======== Supplied information

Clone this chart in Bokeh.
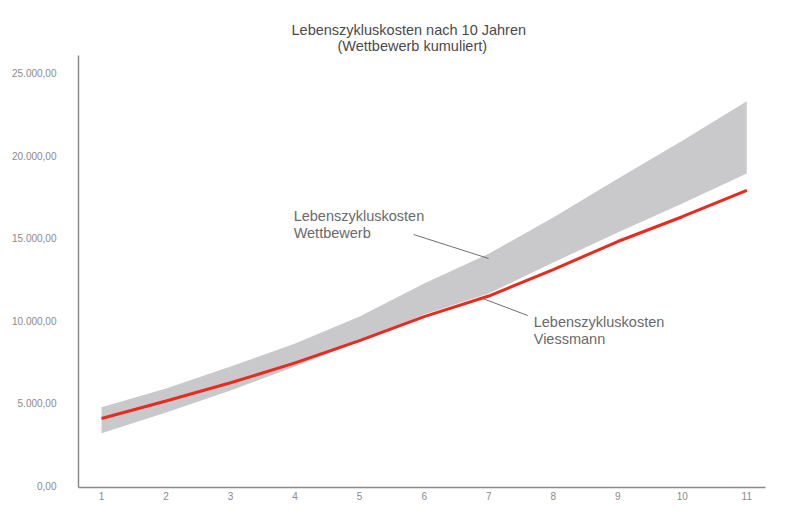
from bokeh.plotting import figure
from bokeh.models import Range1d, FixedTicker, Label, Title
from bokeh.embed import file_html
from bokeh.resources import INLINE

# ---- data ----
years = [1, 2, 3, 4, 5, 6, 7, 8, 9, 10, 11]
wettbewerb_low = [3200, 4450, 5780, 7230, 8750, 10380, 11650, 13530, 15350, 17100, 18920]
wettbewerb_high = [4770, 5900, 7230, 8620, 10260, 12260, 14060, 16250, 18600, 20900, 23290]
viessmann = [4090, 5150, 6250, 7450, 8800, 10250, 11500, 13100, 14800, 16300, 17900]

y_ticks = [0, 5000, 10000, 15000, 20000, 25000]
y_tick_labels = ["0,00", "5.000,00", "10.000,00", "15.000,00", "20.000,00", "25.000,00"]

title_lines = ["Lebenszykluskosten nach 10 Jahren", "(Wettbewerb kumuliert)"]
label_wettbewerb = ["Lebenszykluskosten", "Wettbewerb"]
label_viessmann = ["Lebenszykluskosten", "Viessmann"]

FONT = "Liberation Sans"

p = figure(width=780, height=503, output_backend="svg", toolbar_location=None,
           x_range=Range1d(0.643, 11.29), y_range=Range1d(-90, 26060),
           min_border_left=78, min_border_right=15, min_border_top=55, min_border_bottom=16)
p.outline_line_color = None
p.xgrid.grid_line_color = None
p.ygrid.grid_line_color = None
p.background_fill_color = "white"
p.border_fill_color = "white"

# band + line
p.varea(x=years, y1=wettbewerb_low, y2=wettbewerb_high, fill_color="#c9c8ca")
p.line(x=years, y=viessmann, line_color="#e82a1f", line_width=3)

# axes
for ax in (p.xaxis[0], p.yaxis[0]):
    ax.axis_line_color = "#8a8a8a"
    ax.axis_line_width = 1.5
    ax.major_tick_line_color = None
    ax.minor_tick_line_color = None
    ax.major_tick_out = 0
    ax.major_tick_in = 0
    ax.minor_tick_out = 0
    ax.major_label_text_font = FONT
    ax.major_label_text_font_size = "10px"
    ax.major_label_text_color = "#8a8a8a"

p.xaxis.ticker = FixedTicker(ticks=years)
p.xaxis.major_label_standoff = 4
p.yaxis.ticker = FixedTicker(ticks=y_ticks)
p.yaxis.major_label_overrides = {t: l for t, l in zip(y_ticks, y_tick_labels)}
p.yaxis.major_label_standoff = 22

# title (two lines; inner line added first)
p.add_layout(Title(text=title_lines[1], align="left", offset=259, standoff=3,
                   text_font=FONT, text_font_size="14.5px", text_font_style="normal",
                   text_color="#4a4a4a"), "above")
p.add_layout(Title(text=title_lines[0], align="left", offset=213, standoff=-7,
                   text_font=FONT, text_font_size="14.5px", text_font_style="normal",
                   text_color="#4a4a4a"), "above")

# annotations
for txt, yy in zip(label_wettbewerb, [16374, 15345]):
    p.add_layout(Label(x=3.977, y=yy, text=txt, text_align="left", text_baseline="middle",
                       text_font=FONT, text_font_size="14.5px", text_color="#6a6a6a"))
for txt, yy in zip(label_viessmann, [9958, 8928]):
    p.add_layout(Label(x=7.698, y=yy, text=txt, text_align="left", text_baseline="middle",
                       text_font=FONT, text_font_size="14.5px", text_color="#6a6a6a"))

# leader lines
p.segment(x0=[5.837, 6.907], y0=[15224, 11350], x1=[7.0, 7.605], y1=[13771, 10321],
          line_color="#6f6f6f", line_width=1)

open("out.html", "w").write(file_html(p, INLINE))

================

§ **Goal**:
Extract every line of the data exactly; pictures stay out.

§ **Answer to this exercise**:
Clone this chart in Bokeh.
from bokeh.plotting import figure
from bokeh.models import Range1d, FixedTicker, Label, Title
from bokeh.embed import file_html
from bokeh.resources import INLINE

# ---- data ----
years = [1, 2, 3, 4, 5, 6, 7, 8, 9, 10, 11]
wettbewerb_low = [3200, 4450, 5780, 7230, 8750, 10380, 11650, 13530, 15350, 17100, 18920]
wettbewerb_high = [4770, 5900, 7230, 8620, 10260, 12260, 14060, 16250, 18600, 20900, 23290]
viessmann = [4090, 5150, 6250, 7450, 8800, 10250, 11500, 13100, 14800, 16300, 17900]

y_ticks = [0, 5000, 10000, 15000, 20000, 25000]
y_tick_labels = ["0,00", "5.000,00", "10.000,00", "15.000,00", "20.000,00", "25.000,00"]

title_lines = ["Lebenszykluskosten nach 10 Jahren", "(Wettbewerb kumuliert)"]
label_wettbewerb = ["Lebenszykluskosten", "Wettbewerb"]
label_viessmann = ["Lebenszykluskosten", "Viessmann"]

FONT = "Liberation Sans"

p = figure(width=780, height=503, output_backend="svg", toolbar_location=None,
           x_range=Range1d(0.643, 11.29), y_range=Range1d(-90, 26060),
           min_border_left=78, min_border_right=15, min_border_top=55, min_border_bottom=16)
p.outline_line_color = None
p.xgrid.grid_line_color = None
p.ygrid.grid_line_color = None
p.background_fill_color = "white"
p.border_fill_color = "white"

# band + line
p.varea(x=years, y1=wettbewerb_low, y2=wettbewerb_high, fill_color="#c9c8ca")
p.line(x=years, y=viessmann, line_color="#e82a1f", line_width=3)

# axes
for ax in (p.xaxis[0], p.yaxis[0]):
    ax.axis_line_color = "#8a8a8a"
    ax.axis_line_width = 1.5
    ax.major_tick_line_color = None
    ax.minor_tick_line_color = None
    ax.major_tick_out = 0
    ax.major_tick_in = 0
    ax.minor_tick_out = 0
    ax.major_label_text_font = FONT
    ax.major_label_text_font_size = "10px"
    ax.major_label_text_color = "#8a8a8a"

p.xaxis.ticker = FixedTicker(ticks=years)
p.xaxis.major_label_standoff = 4
p.yaxis.ticker = FixedTicker(ticks=y_ticks)
p.yaxis.major_label_overrides = {t: l for t, l in zip(y_ticks, y_tick_labels)}
p.yaxis.major_label_standoff = 22

# title (two lines; inner line added first)
p.add_layout(Title(text=title_lines[1], align="left", offset=259, standoff=3,
                   text_font=FONT, text_font_size="14.5px", text_font_style="normal",
                   text_color="#4a4a4a"), "above")
p.add_layout(Title(text=title_lines[0], align="left", offset=213, standoff=-7,
                   text_font=FONT, text_font_size="14.5px", text_font_style="normal",
                   text_color="#4a4a4a"), "above")

# annotations
for txt, yy in zip(label_wettbewerb, [16374, 15345]):
    p.add_layout(Label(x=3.977, y=yy, text=txt, text_align="left", text_baseline="middle",
                       text_font=FONT, text_font_size="14.5px", text_color="#6a6a6a"))
for txt, yy in zip(label_viessmann, [9958, 8928]):
    p.add_layout(Label(x=7.698, y=yy, text=txt, text_align="left", text_baseline="middle",
                       text_font=FONT, text_font_size="14.5px", text_color="#6a6a6a"))

# leader lines
p.segment(x0=[5.837, 6.907], y0=[15224, 11350], x1=[7.0, 7.605], y1=[13771, 10321],
          line_color="#6f6f6f", line_width=1)

open("out.html", "w").write(file_html(p, INLINE))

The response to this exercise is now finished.